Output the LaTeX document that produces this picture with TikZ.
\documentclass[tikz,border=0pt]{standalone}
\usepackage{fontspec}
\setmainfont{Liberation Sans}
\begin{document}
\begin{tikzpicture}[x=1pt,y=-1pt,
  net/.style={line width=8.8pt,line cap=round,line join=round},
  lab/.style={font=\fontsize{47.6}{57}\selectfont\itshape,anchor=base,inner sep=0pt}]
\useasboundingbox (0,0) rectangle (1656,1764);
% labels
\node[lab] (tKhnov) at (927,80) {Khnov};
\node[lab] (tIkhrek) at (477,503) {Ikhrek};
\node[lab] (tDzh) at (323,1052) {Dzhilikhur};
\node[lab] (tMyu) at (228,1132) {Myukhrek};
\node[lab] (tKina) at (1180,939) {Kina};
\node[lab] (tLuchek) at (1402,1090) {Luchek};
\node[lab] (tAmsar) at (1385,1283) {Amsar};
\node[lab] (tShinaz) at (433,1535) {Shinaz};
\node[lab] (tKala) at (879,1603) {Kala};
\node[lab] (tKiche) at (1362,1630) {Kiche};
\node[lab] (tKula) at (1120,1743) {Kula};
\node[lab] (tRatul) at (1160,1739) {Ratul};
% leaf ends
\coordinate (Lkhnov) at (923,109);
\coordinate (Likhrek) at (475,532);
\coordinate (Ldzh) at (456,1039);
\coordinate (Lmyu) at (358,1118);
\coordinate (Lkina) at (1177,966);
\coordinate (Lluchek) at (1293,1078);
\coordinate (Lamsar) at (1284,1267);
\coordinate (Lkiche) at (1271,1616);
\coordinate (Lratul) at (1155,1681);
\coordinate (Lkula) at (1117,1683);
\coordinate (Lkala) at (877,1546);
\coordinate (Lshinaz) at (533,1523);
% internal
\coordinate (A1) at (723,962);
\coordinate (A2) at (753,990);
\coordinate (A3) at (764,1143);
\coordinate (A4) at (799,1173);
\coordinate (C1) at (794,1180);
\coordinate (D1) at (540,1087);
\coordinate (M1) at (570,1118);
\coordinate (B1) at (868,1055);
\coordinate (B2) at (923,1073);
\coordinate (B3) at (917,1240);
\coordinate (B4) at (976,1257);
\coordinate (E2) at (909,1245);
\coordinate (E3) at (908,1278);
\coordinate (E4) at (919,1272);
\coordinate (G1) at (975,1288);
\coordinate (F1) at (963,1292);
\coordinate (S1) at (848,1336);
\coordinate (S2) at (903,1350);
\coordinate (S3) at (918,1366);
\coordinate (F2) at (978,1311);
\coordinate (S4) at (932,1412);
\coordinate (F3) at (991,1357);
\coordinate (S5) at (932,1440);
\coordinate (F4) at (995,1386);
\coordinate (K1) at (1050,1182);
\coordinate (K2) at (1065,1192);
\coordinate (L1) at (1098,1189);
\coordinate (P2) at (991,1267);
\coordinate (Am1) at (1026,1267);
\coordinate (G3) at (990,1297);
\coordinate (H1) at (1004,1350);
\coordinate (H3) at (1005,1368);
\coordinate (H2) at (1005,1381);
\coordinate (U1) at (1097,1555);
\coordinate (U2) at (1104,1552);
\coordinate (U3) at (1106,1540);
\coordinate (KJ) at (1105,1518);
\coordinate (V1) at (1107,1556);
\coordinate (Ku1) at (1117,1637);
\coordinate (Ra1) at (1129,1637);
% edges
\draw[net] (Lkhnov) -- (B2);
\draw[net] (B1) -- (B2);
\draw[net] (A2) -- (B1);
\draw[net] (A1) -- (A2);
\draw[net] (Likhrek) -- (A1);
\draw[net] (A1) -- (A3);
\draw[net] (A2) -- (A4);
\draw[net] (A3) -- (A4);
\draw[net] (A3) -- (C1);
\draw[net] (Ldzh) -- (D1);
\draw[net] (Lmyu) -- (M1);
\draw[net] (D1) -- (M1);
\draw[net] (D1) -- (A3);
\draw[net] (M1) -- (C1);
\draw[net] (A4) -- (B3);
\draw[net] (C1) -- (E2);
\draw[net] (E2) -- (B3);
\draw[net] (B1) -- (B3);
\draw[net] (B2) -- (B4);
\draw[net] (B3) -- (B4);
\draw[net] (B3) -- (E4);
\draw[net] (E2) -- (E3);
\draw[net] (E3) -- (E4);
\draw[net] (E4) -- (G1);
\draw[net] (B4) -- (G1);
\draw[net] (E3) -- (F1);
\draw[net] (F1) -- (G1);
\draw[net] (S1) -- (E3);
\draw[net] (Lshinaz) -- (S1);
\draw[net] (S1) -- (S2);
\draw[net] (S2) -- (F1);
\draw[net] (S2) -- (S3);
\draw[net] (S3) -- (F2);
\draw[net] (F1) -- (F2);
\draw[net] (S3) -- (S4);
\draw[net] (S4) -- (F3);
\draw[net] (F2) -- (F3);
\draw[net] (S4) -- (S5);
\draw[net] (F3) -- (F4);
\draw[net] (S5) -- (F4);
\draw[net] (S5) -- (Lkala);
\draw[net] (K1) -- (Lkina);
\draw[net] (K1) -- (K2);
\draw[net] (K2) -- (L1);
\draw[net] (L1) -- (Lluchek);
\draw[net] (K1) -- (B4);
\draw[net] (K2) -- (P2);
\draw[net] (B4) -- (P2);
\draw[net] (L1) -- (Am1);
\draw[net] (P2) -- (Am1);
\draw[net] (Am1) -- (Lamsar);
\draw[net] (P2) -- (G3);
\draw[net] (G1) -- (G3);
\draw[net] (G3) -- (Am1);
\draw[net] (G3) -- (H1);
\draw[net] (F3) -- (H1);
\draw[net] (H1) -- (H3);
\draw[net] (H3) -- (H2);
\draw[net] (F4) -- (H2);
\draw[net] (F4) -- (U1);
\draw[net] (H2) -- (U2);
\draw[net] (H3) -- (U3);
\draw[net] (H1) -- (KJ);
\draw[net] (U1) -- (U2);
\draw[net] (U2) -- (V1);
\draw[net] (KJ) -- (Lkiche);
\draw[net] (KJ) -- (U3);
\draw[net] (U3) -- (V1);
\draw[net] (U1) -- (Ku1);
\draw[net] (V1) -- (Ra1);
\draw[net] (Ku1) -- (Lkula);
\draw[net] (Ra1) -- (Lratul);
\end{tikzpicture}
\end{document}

####################

**TASK TO COMPLETE**
Repeat the material above exactly.

**SOLVED EXERCISE**
Output the LaTeX document that produces this picture with TikZ.
\documentclass[tikz,border=0pt]{standalone}
\usepackage{fontspec}
\setmainfont{Liberation Sans}
\begin{document}
\begin{tikzpicture}[x=1pt,y=-1pt,
  net/.style={line width=8.8pt,line cap=round,line join=round},
  lab/.style={font=\fontsize{47.6}{57}\selectfont\itshape,anchor=base,inner sep=0pt}]
\useasboundingbox (0,0) rectangle (1656,1764);
% labels
\node[lab] (tKhnov) at (927,80) {Khnov};
\node[lab] (tIkhrek) at (477,503) {Ikhrek};
\node[lab] (tDzh) at (323,1052) {Dzhilikhur};
\node[lab] (tMyu) at (228,1132) {Myukhrek};
\node[lab] (tKina) at (1180,939) {Kina};
\node[lab] (tLuchek) at (1402,1090) {Luchek};
\node[lab] (tAmsar) at (1385,1283) {Amsar};
\node[lab] (tShinaz) at (433,1535) {Shinaz};
\node[lab] (tKala) at (879,1603) {Kala};
\node[lab] (tKiche) at (1362,1630) {Kiche};
\node[lab] (tKula) at (1120,1743) {Kula};
\node[lab] (tRatul) at (1160,1739) {Ratul};
% leaf ends
\coordinate (Lkhnov) at (923,109);
\coordinate (Likhrek) at (475,532);
\coordinate (Ldzh) at (456,1039);
\coordinate (Lmyu) at (358,1118);
\coordinate (Lkina) at (1177,966);
\coordinate (Lluchek) at (1293,1078);
\coordinate (Lamsar) at (1284,1267);
\coordinate (Lkiche) at (1271,1616);
\coordinate (Lratul) at (1155,1681);
\coordinate (Lkula) at (1117,1683);
\coordinate (Lkala) at (877,1546);
\coordinate (Lshinaz) at (533,1523);
% internal
\coordinate (A1) at (723,962);
\coordinate (A2) at (753,990);
\coordinate (A3) at (764,1143);
\coordinate (A4) at (799,1173);
\coordinate (C1) at (794,1180);
\coordinate (D1) at (540,1087);
\coordinate (M1) at (570,1118);
\coordinate (B1) at (868,1055);
\coordinate (B2) at (923,1073);
\coordinate (B3) at (917,1240);
\coordinate (B4) at (976,1257);
\coordinate (E2) at (909,1245);
\coordinate (E3) at (908,1278);
\coordinate (E4) at (919,1272);
\coordinate (G1) at (975,1288);
\coordinate (F1) at (963,1292);
\coordinate (S1) at (848,1336);
\coordinate (S2) at (903,1350);
\coordinate (S3) at (918,1366);
\coordinate (F2) at (978,1311);
\coordinate (S4) at (932,1412);
\coordinate (F3) at (991,1357);
\coordinate (S5) at (932,1440);
\coordinate (F4) at (995,1386);
\coordinate (K1) at (1050,1182);
\coordinate (K2) at (1065,1192);
\coordinate (L1) at (1098,1189);
\coordinate (P2) at (991,1267);
\coordinate (Am1) at (1026,1267);
\coordinate (G3) at (990,1297);
\coordinate (H1) at (1004,1350);
\coordinate (H3) at (1005,1368);
\coordinate (H2) at (1005,1381);
\coordinate (U1) at (1097,1555);
\coordinate (U2) at (1104,1552);
\coordinate (U3) at (1106,1540);
\coordinate (KJ) at (1105,1518);
\coordinate (V1) at (1107,1556);
\coordinate (Ku1) at (1117,1637);
\coordinate (Ra1) at (1129,1637);
% edges
\draw[net] (Lkhnov) -- (B2);
\draw[net] (B1) -- (B2);
\draw[net] (A2) -- (B1);
\draw[net] (A1) -- (A2);
\draw[net] (Likhrek) -- (A1);
\draw[net] (A1) -- (A3);
\draw[net] (A2) -- (A4);
\draw[net] (A3) -- (A4);
\draw[net] (A3) -- (C1);
\draw[net] (Ldzh) -- (D1);
\draw[net] (Lmyu) -- (M1);
\draw[net] (D1) -- (M1);
\draw[net] (D1) -- (A3);
\draw[net] (M1) -- (C1);
\draw[net] (A4) -- (B3);
\draw[net] (C1) -- (E2);
\draw[net] (E2) -- (B3);
\draw[net] (B1) -- (B3);
\draw[net] (B2) -- (B4);
\draw[net] (B3) -- (B4);
\draw[net] (B3) -- (E4);
\draw[net] (E2) -- (E3);
\draw[net] (E3) -- (E4);
\draw[net] (E4) -- (G1);
\draw[net] (B4) -- (G1);
\draw[net] (E3) -- (F1);
\draw[net] (F1) -- (G1);
\draw[net] (S1) -- (E3);
\draw[net] (Lshinaz) -- (S1);
\draw[net] (S1) -- (S2);
\draw[net] (S2) -- (F1);
\draw[net] (S2) -- (S3);
\draw[net] (S3) -- (F2);
\draw[net] (F1) -- (F2);
\draw[net] (S3) -- (S4);
\draw[net] (S4) -- (F3);
\draw[net] (F2) -- (F3);
\draw[net] (S4) -- (S5);
\draw[net] (F3) -- (F4);
\draw[net] (S5) -- (F4);
\draw[net] (S5) -- (Lkala);
\draw[net] (K1) -- (Lkina);
\draw[net] (K1) -- (K2);
\draw[net] (K2) -- (L1);
\draw[net] (L1) -- (Lluchek);
\draw[net] (K1) -- (B4);
\draw[net] (K2) -- (P2);
\draw[net] (B4) -- (P2);
\draw[net] (L1) -- (Am1);
\draw[net] (P2) -- (Am1);
\draw[net] (Am1) -- (Lamsar);
\draw[net] (P2) -- (G3);
\draw[net] (G1) -- (G3);
\draw[net] (G3) -- (Am1);
\draw[net] (G3) -- (H1);
\draw[net] (F3) -- (H1);
\draw[net] (H1) -- (H3);
\draw[net] (H3) -- (H2);
\draw[net] (F4) -- (H2);
\draw[net] (F4) -- (U1);
\draw[net] (H2) -- (U2);
\draw[net] (H3) -- (U3);
\draw[net] (H1) -- (KJ);
\draw[net] (U1) -- (U2);
\draw[net] (U2) -- (V1);
\draw[net] (KJ) -- (Lkiche);
\draw[net] (KJ) -- (U3);
\draw[net] (U3) -- (V1);
\draw[net] (U1) -- (Ku1);
\draw[net] (V1) -- (Ra1);
\draw[net] (Ku1) -- (Lkula);
\draw[net] (Ra1) -- (Lratul);
\end{tikzpicture}
\end{document}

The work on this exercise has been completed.